Gray and his business partner decided to apply their tried-and-tested business model to the gaming world; they offered LGBTQ+ gamers the first publication specifically catering to them.

“So representation as a whole, we look at it two ways. One is in the games themselves, and one is in the industry,” he says. “Around one or 2% of games actually have clear LGBTQ+ themes, and yet about 11% of gamers identify as queer. It’s massively underrepresented.” 

If a game has a cast of 10 characters, the gay publisher believes at least one of them should be queer. While the dynamics of certain games don’t always allow for an entire queer storyline, he points out that it could be as simple as a racing game like Forza, which allows players to choose their pronouns before character selection.

“It changes the dialog, the commentary, the way things engage in the game,” says Gray. 

Ultimately, it makes the player feel seen. But Gayming Magazine isn’t just about hard-hitting journalism and holding the industry accountable; they also champion when things are done right.

Now in its fourth year, the Gayming Awards is the world’s only LGBTQ video game award show.
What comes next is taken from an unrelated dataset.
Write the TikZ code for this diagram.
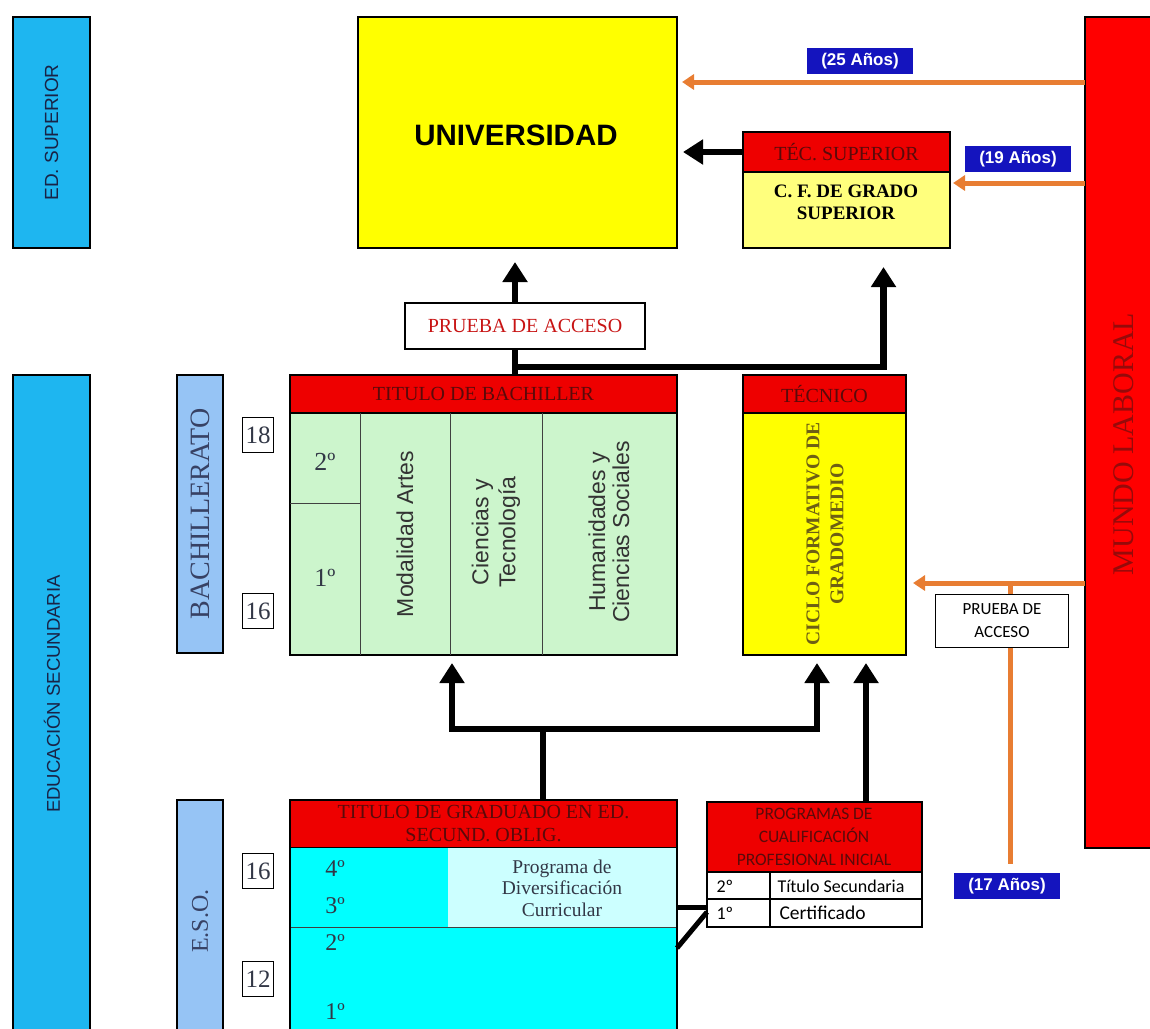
\documentclass[tikz,border=0pt]{standalone}
\usepackage{fontspec}
\setmainfont{Liberation Serif}
\setsansfont{Liberation Sans}
\newfontfamily\calibri{Carlito}
\usetikzlibrary{arrows.meta, positioning, calc}
\definecolor{skyband}{RGB}{30,182,240}
\definecolor{stageband}{RGB}{150,196,245}
\definecolor{bandtext}{RGB}{25,35,70}
\definecolor{stagetext}{RGB}{55,65,100}
\definecolor{hdrred}{RGB}{238,0,0}
\definecolor{hdrtext}{RGB}{90,10,10}
\definecolor{mundored}{RGB}{255,0,0}
\definecolor{mundotext}{RGB}{150,10,10}
\definecolor{uniyellow}{RGB}{255,255,0}
\definecolor{paleyellow}{RGB}{255,255,125}
\definecolor{palegreen}{RGB}{204,245,204}
\definecolor{esocyan}{RGB}{0,255,255}
\definecolor{palecyan}{RGB}{204,255,255}
\definecolor{laborange}{RGB}{232,125,50}
\definecolor{labelblue}{RGB}{20,20,190}
\definecolor{olivetext}{RGB}{110,95,20}
\definecolor{pruebared}{RGB}{200,20,20}
\definecolor{gradetext}{RGB}{50,55,70}
\newcommand{\fsz}[2]{\fontsize{#1}{#2}\selectfont}

\begin{document}
\begin{tikzpicture}[x=1pt,y=-1pt,
  band/.style={draw=black, line width=1.8pt, inner sep=0pt, outer sep=0pt, anchor=north west},
  hdr/.style={band, fill=hdrred, text=hdrtext, font=\fsz{20}{23}, align=center},
  agebox/.style={draw=black, line width=1pt, inner sep=0pt, minimum width=31, minimum height=35, font=\fsz{25}{25}, text=gradetext},
  grade/.style={font=\fsz{26}{26}, text=gradetext},
  yrlabel/.style={fill=labelblue, text=white, font=\sffamily\bfseries\fsz{17}{17}, minimum width=106, minimum height=26, inner sep=0pt},
  blackarrow/.style={line width=6.5pt, -{Triangle[length=20pt,width=24pt]}},
  blackline/.style={line width=6.5pt},
  linkline/.style={line width=5pt},
  orangearrow/.style={draw=laborange, line width=5pt, -{Triangle[length=12pt,width=15pt]}},
  orangeline/.style={draw=laborange, line width=5pt},
  cellline/.style={line width=1pt, black!75}
]
\useasboundingbox (0,0) rectangle (1150,1028);

% === side bands ===
\node[band, fill=skyband, minimum width=77, minimum height=231] (edsup) at (13,17) {};
\node[rotate=90, font=\sffamily\fsz{19}{19}, text=bandtext] (edsup-t) at (edsup.center) {ED. SUPERIOR};
\node[band, fill=skyband, minimum width=77, minimum height=665] (edsec) at (13,375) {};
\node[rotate=90, font=\sffamily\fsz{18.5}{18.5}, text=bandtext] (edsec-t) at (52,694) {EDUCACIÓN SECUNDARIA};
\node[band, fill=stageband, minimum width=46, minimum height=278] (bachband) at (177,375) {};
\node[rotate=90, font=\fsz{28}{28}, text=stagetext] (bachband-t) at (bachband.center) {BACHILLERATO};
\node[band, fill=stageband, minimum width=46, minimum height=240] (esoband) at (177,800) {};
\node[rotate=90, font=\fsz{24}{24}, text=stagetext] (esoband-t) at (200,921) {E.S.O.};

% === ages ===
\node[agebox] (age18) at (258,435) {18};
\node[agebox] (age16b) at (258,611) {16};
\node[agebox] (age16e) at (258,871) {16};
\node[agebox] (age12) at (258,979) {12};

% === higher education ===
\node[band, fill=uniyellow, minimum width=319, minimum height=231] (univ) at (358,17) {};
\node[font=\sffamily\bfseries\fsz{29.5}{29.5}] (univ-t) at (516,135) {UNIVERSIDAD};
\node[hdr, minimum width=207, minimum height=40] (tecsup-h) at (743,132) {TÉC. SUPERIOR};
\node[band, fill=paleyellow, minimum width=207, minimum height=76] (tecsup-b) at (743,172) {};
\node[align=center, font=\bfseries\fsz{19}{22}] (tecsup-t) at (846,202) {C. F. DE GRADO\\SUPERIOR};

% === mundo laboral ===
\node[band, fill=mundored, minimum width=90, minimum height=831] (mundo) at (1085,17) {};
\node[rotate=90, font=\fsz{30}{30}, text=mundotext] (mundo-t) at (1124,444) {MUNDO LABORAL};

% === bachillerato ===
\node[hdr, minimum width=387, minimum height=38] (bach-h) at (290,375) {TITULO DE BACHILLER};
\node[band, fill=palegreen, minimum width=387, minimum height=242] (bach-b) at (290,413) {};
\draw[cellline] (360,413) -- (360,655);
\draw[cellline] (450,413) -- (450,655);
\draw[cellline] (542,413) -- (542,655);
\draw[cellline] (290,503) -- (360,503);
\node[grade] (bach-2) at (325,462) {2º};
\node[grade] (bach-1) at (325,578) {1º};
\node[rotate=90, font=\sffamily\fsz{23}{27}, text=black!80] (artes) at (405,534) {Modalidad Artes};
\node[rotate=90, align=center, font=\sffamily\fsz{23}{27}, text=black!80] (ciencias) at (496,532) {Ciencias y\\Tecnología};
\node[rotate=90, align=center, font=\sffamily\fsz{23}{24}, text=black!80] (humanidades) at (609,532) {Humanidades y\\Ciencias Sociales};

% === tecnico ===
\node[hdr, minimum width=163, minimum height=38] (tec-h) at (743,375) {TÉCNICO};
\node[band, fill=uniyellow, minimum width=163, minimum height=242] (tec-b) at (743,413) {};
\node[rotate=90, align=center, font=\bfseries\fsz{19.5}{24}, text=olivetext] (tec-t) at (825,534) {CICLO FORMATIVO DE\\GRADOMEDIO};

% === eso ===
\node[hdr, minimum width=387, minimum height=48] (eso-h) at (290,800) {TITULO DE GRADUADO EN ED.\\SECUND. OBLIG.};
\node[anchor=north west, fill=esocyan, inner sep=0pt, minimum width=158, minimum height=79] (eso-a) at (290,848) {};
\node[anchor=north west, fill=palecyan, inner sep=0pt, minimum width=229, minimum height=79] (eso-d) at (448,848) {};
\node[anchor=north west, fill=esocyan, inner sep=0pt, minimum width=387, minimum height=110] (eso-c) at (290,927) {};
\draw[cellline] (290,927) -- (677,927);
\node[band, minimum width=387, minimum height=240] (eso-f) at (290,800) {};
\node[grade, font=\fsz{24}{24}] (eso-4) at (335,869) {4º};
\node[grade, font=\fsz{24}{24}] (eso-3) at (335,906) {3º};
\node[grade, font=\fsz{24}{24}] (eso-2) at (335,943) {2º};
\node[grade, font=\fsz{24}{24}] (eso-1) at (335,1012) {1º};
\node[align=center, font=\fsz{19.5}{21.5}, text=gradetext] (diversif) at (562,888) {Programa de\\Diversificación\\Curricular};

% === pcpi ===
\node[band, fill=hdrred, minimum width=215, minimum height=70] (pcpi-h) at (707,802) {};
\node[align=center, font=\calibri\fsz{17.5}{23}, text=hdrtext] (pcpi-t) at (814,837) {PROGRAMAS DE\\CUALIFICACIÓN\\PROFESIONAL INICIAL};
\node[band, fill=white, minimum width=215, minimum height=27, line width=1.2pt] (pcpi-r2) at (707,872) {};
\node[band, fill=white, minimum width=215, minimum height=28, line width=1.2pt] (pcpi-r1) at (707,899) {};
\draw[line width=1.2pt] (770,872) -- (770,927);
\node[anchor=west, font=\calibri\fsz{18}{18}] (pcpi-2) at (713,886) {2º};
\node[anchor=west, font=\calibri\fsz{18}{18}] (pcpi-1) at (713,913) {1º};
\node[anchor=west, font=\calibri\fsz{18}{18}] (pcpi-tit) at (774,886) {Título Secundaria};
\node[anchor=west, font=\calibri\fsz{19.5}{19.5}] (pcpi-cert) at (776,913) {Certificado};

% === access tests and labels ===
\coordinate (jn1) at (515,367);
\draw[blackarrow, shorten >=14pt] (bach-h.north -| jn1) -- (univ.south -| jn1);
\draw[blackarrow, shorten >=19pt] (jn1) -| ([xshift=37pt]tecsup-b.south);
\node[draw=black, line width=1.2pt, fill=white, minimum width=240, minimum height=46, inner sep=0pt, font=\fsz{20}{20}, text=pruebared] (prueba1) at (525,326) {PRUEBA DE ACCESO};

\coordinate (jn2) at (543,729);
\draw[blackline] (eso-h.north -| jn2) -- (jn2);
\draw[blackarrow, shorten >=8pt] (jn2) -| ([xshift=-31.5pt]bach-b.south);
\draw[blackarrow, shorten >=8pt] (jn2) -| ([xshift=-7.5pt]tec-b.south);
\draw[blackarrow, shorten >=8pt] ([xshift=51.5pt]pcpi-h.north) -- ([xshift=41.5pt]tec-b.south);

\draw[blackarrow, shorten >=6pt] (tecsup-h.west) -- (univ.east |- tecsup-h.west);

\coordinate (y25) at (0,82);
\coordinate (y19) at (0,183);
\coordinate (jn3) at (1010,583);
\draw[orangearrow, shorten >=5pt] (mundo.west |- y25) -- (univ.east |- y25);
\draw[orangearrow, shorten >=3pt] (mundo.west |- y19) -- (tecsup-b.east |- y19);
\draw[orangearrow, shorten >=7pt] (mundo.west |- jn3) -- (tec-b.east |- jn3);
\node[yrlabel] (lab25) at (860,61) {(25 Años)};
\node[yrlabel] (lab19) at (1018,159) {(19 Años)};
\node[yrlabel] (lab17) at (1007,886) {(17 Años)};
\draw[orangeline, shorten <=9pt] (lab17.north -| jn3) -- (jn3);
\node[draw=black, line width=1.2pt, fill=white, minimum width=133, minimum height=53, inner sep=0pt, align=center, font=\calibri\fsz{17}{23}] (prueba2) at (1002,621) {PRUEBA DE\\ACCESO};

% === eso to pcpi links ===
\coordinate (k1) at (0,907);
\coordinate (k2) at (0,948);
\coordinate (k3) at (0,912);
\draw[linkline] (eso-f.east |- k1) -- (pcpi-r1.west |- k1);
\draw[linkline] (eso-f.east |- k2) -- (pcpi-r1.west |- k3);
\end{tikzpicture}
\end{document}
It honors the best games, tastemakers, and players in the industry, according to the community. 

Gayming Magazine has made it so the LGBTQ+ community no longer has to settle for crumbs and positioned “gaymers” as a demographic that gaming companies can no longer ignore or tokenize. 

Gray says that diversity in gaming makes players more attuned to themselves and better humans. “I find fascinating that people use video games to explore their sexualities, explore other people’s sexualities, explore other genders,” says Gray. 

“When you’re embodying the life and role of a trans man in The Sims, you feel all the microaggressions and the subtle side comments. It’s fascinating how, even for me, I learned things and adjusted how I approached the world.”

Although other mainstream outlets have started publishing similar content, Gray doesn’t worry about the competition and is proud to have served as the catalyst. The more the merrier, he thinks. 

He believes Gayming Magazine will always go more in-depth and continue pushing the needle of visibility and reflect what it means to be queer in gaming. They will remain the ones to take responsibility for the community’s needs. 

“We need to dig more into the intersectionality of the larger LGBTQ community,” says Gray. “You need your asexuals, your pansexuals, your polyamorous, and all those wonderful identities that also identify as gamers.”